Hong Kong provides residents with a mobile-friendly city dashboard that shows real-time images, maps, and other useful information. The dashboard informs people of traffic speeds, temperature, rainfall, and parking availability. The platform gets its data from government departments and is looking forward to adding real-time information on buses and trains.
San Diego, United States, fully adopts the power of sensors.
In order to achieve smart traffic flow, better parking visibility, and optimized public safety, San Diego has installed 3,200 smart sensors and cameras around the city. These sensors communicate constantly with their data center to make automated decisions and provide real-time info to city planners and citizens alike.
Copenhagen, Denmark, promotes biking in order to aid traffic management.
In Copenhagen, roughly half the population bikes to work. It’s convenient with an app that takes in all data available about the city and guides cyclists through city streets. It even tells them how fast to pedal to make the green light. There’s also an app that helps cyclists plan their routes based on real-time feedback from other users. A third cyclist solution in Copenhagen warns cyclists of police activity related to bicycles so that they can avoid potential issues and fines.
Greater Manchester, UK is rethinking traffic junctions.
Together with Vivacity Labs, Transport for Greater Manchester is implementing AI-controlled smart traffic junctions. In these traffic junctions, the system can differentiate between vehicles, bicyclists, and pedestrians in order to make prioritizing decisions and adjust traffic signals accordingly. The city hopes this solution will improve cyclist and pedestrian experiences, improve air quality, and reduce emissions.
Dubai, UAE pairs bus drivers with artificial intelligence.
Dubai’s Road and Transit Authority reports a significant reduction in traffic accidents caused by fatigued bus drivers. The AI system plans bus routes based on how many people need to use them throughout the day. The idea is to improve safety and user experience by identifying bus routes with heavy traffic, peak hours of use, and the best lanes to use.

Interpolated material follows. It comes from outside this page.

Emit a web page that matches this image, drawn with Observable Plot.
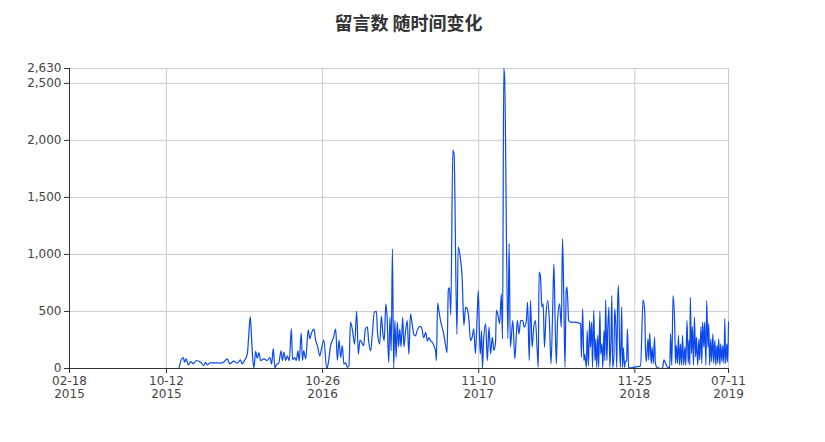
<!DOCTYPE html>
<html>
<head>
<meta charset="utf-8">
<script src="https://cdn.jsdelivr.net/npm/d3@7"></script>
<script src="https://cdn.jsdelivr.net/npm/@observablehq/plot@0.6"></script>
<style>
  html, body { margin: 0; padding: 0; background: #fff; }
  #title { height: 44px; line-height: 44px; text-align: center; font-family: "Noto Sans CJK SC", sans-serif; font-weight: bold; font-size: 18px; color: #333; width: 817px; }
</style>
</head>
<body>
<div id="title">留言数 随时间变化</div>
<div id="chart"></div>
<script>
const titleText = "留言数 随时间变化";
const startDate = "2015-02-18";
const endDate = "2019-07-11";

// days since 2015-02-18
const dayOffsets = [
  0, 265, 272, 277, 280, 284, 289, 295, 301, 309, 319, 327, 331, 335, 343, 360, 368, 375, 384, 390,
  400, 408, 416, 420, 426, 433, 436, 440, 443, 446, 449, 453, 457, 461, 465, 473, 481, 488, 492, 496,
  500, 504, 509, 515, 518, 522, 526, 530, 535, 540, 543, 548, 552, 556, 559, 564, 567, 570, 575, 581,
  585, 589, 595, 599, 604, 609, 613, 619, 626, 630, 635, 643, 648, 652, 656, 660, 664, 668, 672, 676,
  680, 684, 689, 694, 699, 703, 707, 711, 716, 720, 725, 728, 733, 737, 742, 747, 750, 755, 759, 763,
  766, 770, 773, 777, 780, 783, 786, 789, 792, 795, 798, 801, 804, 807, 811, 814, 818, 822, 826, 830,
  834, 838, 842, 846, 854, 858, 862, 867, 871, 875, 879, 883, 887, 891, 893, 896, 899, 903, 907, 911,
  915, 919, 922, 925, 928, 933, 936, 943, 946, 952, 956, 958, 960, 964, 968, 972, 976, 980, 984, 988,
  992, 995, 998, 1000, 1003, 1005, 1008, 1013, 1017, 1021, 1025, 1029, 1033, 1037, 1039, 1043, 1047, 1051, 1054, 1057,
  1059, 1067, 1070, 1073, 1079, 1084, 1090, 1094, 1098, 1103, 1107, 1112, 1115, 1119, 1122, 1126, 1130, 1134, 1138, 1141,
  1143, 1146, 1150, 1153, 1156, 1160, 1164, 1168, 1172, 1176, 1179, 1182, 1185, 1188, 1193, 1197, 1200, 1203, 1206, 1209,
  1211, 1215, 1219, 1227, 1239, 1244, 1246, 1249, 1252, 1254, 1258, 1260, 1263, 1266, 1268, 1271, 1273, 1276, 1279, 1281,
  1283, 1286, 1288, 1291, 1293, 1296, 1298, 1301, 1303, 1305, 1308, 1310, 1313, 1315, 1318, 1320, 1322, 1325, 1327, 1330,
  1332, 1334, 1336, 1339, 1341, 1344, 1346, 1348, 1351, 1353, 1356, 1358, 1361, 1365, 1378, 1385, 1390, 1396, 1400, 1402,
  1404, 1408, 1410, 1412, 1416, 1418, 1421, 1424, 1426, 1430, 1443, 1447, 1451, 1456, 1461, 1463, 1466, 1469, 1473, 1475,
  1477, 1480, 1482, 1485, 1487, 1490, 1492, 1495, 1498, 1500, 1503, 1506, 1508, 1510, 1511, 1514, 1516, 1519, 1521, 1524,
  1526, 1529, 1532, 1534, 1537, 1539, 1541, 1544, 1546, 1549, 1551, 1554, 1556, 1558, 1561, 1563, 1566, 1568, 1571, 1573,
  1576, 1578, 1580, 1583, 1585, 1588, 1590, 1593, 1595, 1597, 1600, 1602, 1604
];

const messageCounts = [
  0, 0, 76, 96, 55, 85, 32, 61, 41, 70, 55, 26, 55, 32, 50, 50, 47, 55, 85, 41,
  64, 47, 76, 41, 70, 131, 275, 456, 275, 85, 5, 150, 90, 140, 70, 85, 70, 96, 38, 175,
  5, 38, 44, 155, 70, 143, 70, 110, 70, 348, 76, 96, 70, 155, 64, 313, 70, 155, 85, 339,
  260, 310, 345, 250, 192, 110, 166, 250, 0, 50, 190, 275, 345, 70, 250, 96, 200, 38, 50, 10,
  20, 406, 330, 213, 500, 125, 250, 230, 200, 345, 366, 243, 155, 300, 494, 500, 300, 213, 460, 300,
  243, 567, 450, 53, 450, 155, 1050, 0, 420, 96, 406, 190, 345, 190, 450, 190, 330, 420, 125, 480,
  390, 300, 285, 330, 370, 345, 270, 316, 243, 270, 243, 230, 200, 155, 70, 573, 510, 420, 360, 300,
  213, 140, 684, 710, 470, 1915, 1880, 300, 1064, 947, 772, 538, 380, 538, 523, 436, 245, 274, 348, 129,
  436, 684, 274, 129, 333, 0, 245, 392, 70, 362, 129, 274, 158, 231, 509, 465, 392, 655, 260, 2630,
  2560, 263, 1096, 187, 421, 85, 421, 304, 421, 421, 362, 421, 582, 70, 596, 187, 362, 421, 187, 12,
  845, 816, 538, 567, 187, 480, 596, 421, 41, 509, 918, 421, 41, 421, 567, 362, 1137, 655, 12, 684,
  713, 421, 406, 406, 400, 392, 99, 523, 70, 126, 9, 333, 23, 421, 184, 406, 9, 509, 70, 260,
  9, 290, 9, 500, 126, 216, 9, 333, 70, 602, 70, 333, 538, 9, 275, 640, 9, 100, 523, 333,
  9, 538, 728, 184, 9, 538, 9, 184, 9, 60, 70, 345, 9, 5, 15, 18, 20, 602, 509, 158,
  60, 260, 73, 310, 44, 187, 44, 275, 44, 9, 0, 76, 44, 9, 9, 304, 29, 640, 392, 44,
  202, 44, 290, 29, 216, 29, 290, 29, 187, 29, 421, 44, 248, 29, 625, 131, 365, 29, 450, 102,
  275, 29, 260, 73, 365, 44, 406, 187, 406, 29, 596, 187, 392, 29, 260, 58, 304, 44, 248, 29,
  202, 44, 260, 29, 216, 58, 202, 44, 435, 44, 216, 58, 406
];

const xTickDates = ["2015-02-18", "2015-10-12", "2016-10-26", "2017-11-10", "2018-11-25", "2019-07-11"];
const yTicks = [0, 500, 1000, 1500, 2000, 2500, 2630];

const start = new Date(startDate + "T00:00:00Z");
const end = new Date(endDate + "T00:00:00Z");
const xTicks = xTickDates.map(s => new Date(s + "T00:00:00Z"));
const data = dayOffsets.map((d, i) => ({date: d3.utcDay.offset(start, d), count: messageCounts[i]}));

const fmtMD = d3.utcFormat("%m-%d");
const fmtY = d3.utcFormat("%Y");
const fmtNum = d3.format(",d");

const chart = Plot.plot({
  width: 825,
  height: 374,
  marginTop: 24,
  marginLeft: 69,
  marginRight: 97,
  marginBottom: 50,
  style: {fontFamily: "'DejaVu Sans', 'Noto Sans', sans-serif", fontSize: "12px", color: "#333", background: "#fff"},
  x: {type: "utc", domain: [start, end]},
  y: {domain: [0, 2630]},
  marks: [
    Plot.gridX(xTicks, {stroke: "#ccc", strokeOpacity: 1}),
    Plot.gridY(yTicks, {stroke: "#ccc", strokeOpacity: 1}),
    Plot.line(data, {x: "date", y: "count", stroke: "#0b48ee", strokeWidth: 1.2, curve: "monotone-x"}),
    Plot.axisX(xTicks, {tickFormat: d => fmtMD(d) + "\n" + fmtY(d), tickSize: 5, tickPadding: 2, lineHeight: 1.1, label: null, stroke: "#333", fill: "#444"}),
    Plot.axisY(yTicks, {tickFormat: d => fmtNum(d), tickSize: 5, tickPadding: 3, label: null, stroke: "#333", fill: "#444"}),
    Plot.ruleX([start], {stroke: "#333"}),
    Plot.ruleY([0], {stroke: "#333"})
  ]
});
document.getElementById("chart").appendChild(chart);
</script>
</body>
</html>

During a 30-day trial, they saw a 13.3% reduction in wasted bus travel time.
Barcelona, Spain, is innovating with its smart Line 9.
Barcelona is currently working on what will one day become the longest underground metro in Europe. Line 9 isn’t just an impressively long metro since, as we know, size alone isn’t everything. It’s also a smart initiative that’s improving mobility for the nearly two million citizens of the city. When finished, this route will link together as many already existing public transportation systems as possible, maximizing the effectiveness of the network. Smart elevators transport commuters 30-90 meters below ground to the stations. The outdoor units that link the outside world with the metro stations are also intelligently designed, taking into account Barcelona’s challenges due to geography, architecture, and high density.
Lublin, Poland, has revolutionized their bus transit system.
The first step for Lublin was installing GSM and GPRS devices on their buses. With that real-time data, they can provide commuters with maps of where each bus is on its route and more accurate wait times. While this isn’t the highest-tech solution, it has created a more efficient public transportation system, a better user experience through reduced wait times, and increased confidence in the bus transit system as a viable alternative to driving.
Oslo, Norway, extra enables the use of electric cars.
For Oslo, smart mobility solutions aren’t just about improving traffic but also cutting emissions. The city is aiming to cut emissions by as much as 95% by the year 2030. In addition to encouraging companies to develop electric vehicles, they’ve set up much of the city to make the use of them easier for citizens. A smart grid and over 2000 convenient EV-charging stations are a starting point. Electric car owners in Oslo also don’t have to pay sales tax and get free parking, free charging, and transport on the city’s ferries.
There Are Tons of Other Cities with Smart Mobility Examples
While these examples above are some of the most notable, many other cities have implemented their own versions. The most common implementation has been mobility apps. Cities like Amsterdam, Boston, Kansas City, NYC, Santiago, and Seattle have apps that, among other things, provide real-time traffic guidance, parking space information, and public transport mapping.
In fact, there’s a good chance you’re currently remembering your own city has a mobility app. If you’re one of those who has to deal with traffic jams every day, then now is the time to download the app and start using it!
And if you’re not one of the lucky ones to have access to one of these smart mobility examples, sit tight. At the very least, having an app is one of the first stepping stones to becoming a smart city. Give it a couple of years, and we’re sure your city will start developing its own. In the meanwhile, we wish you safe travels, quick parking, and convenient public transport!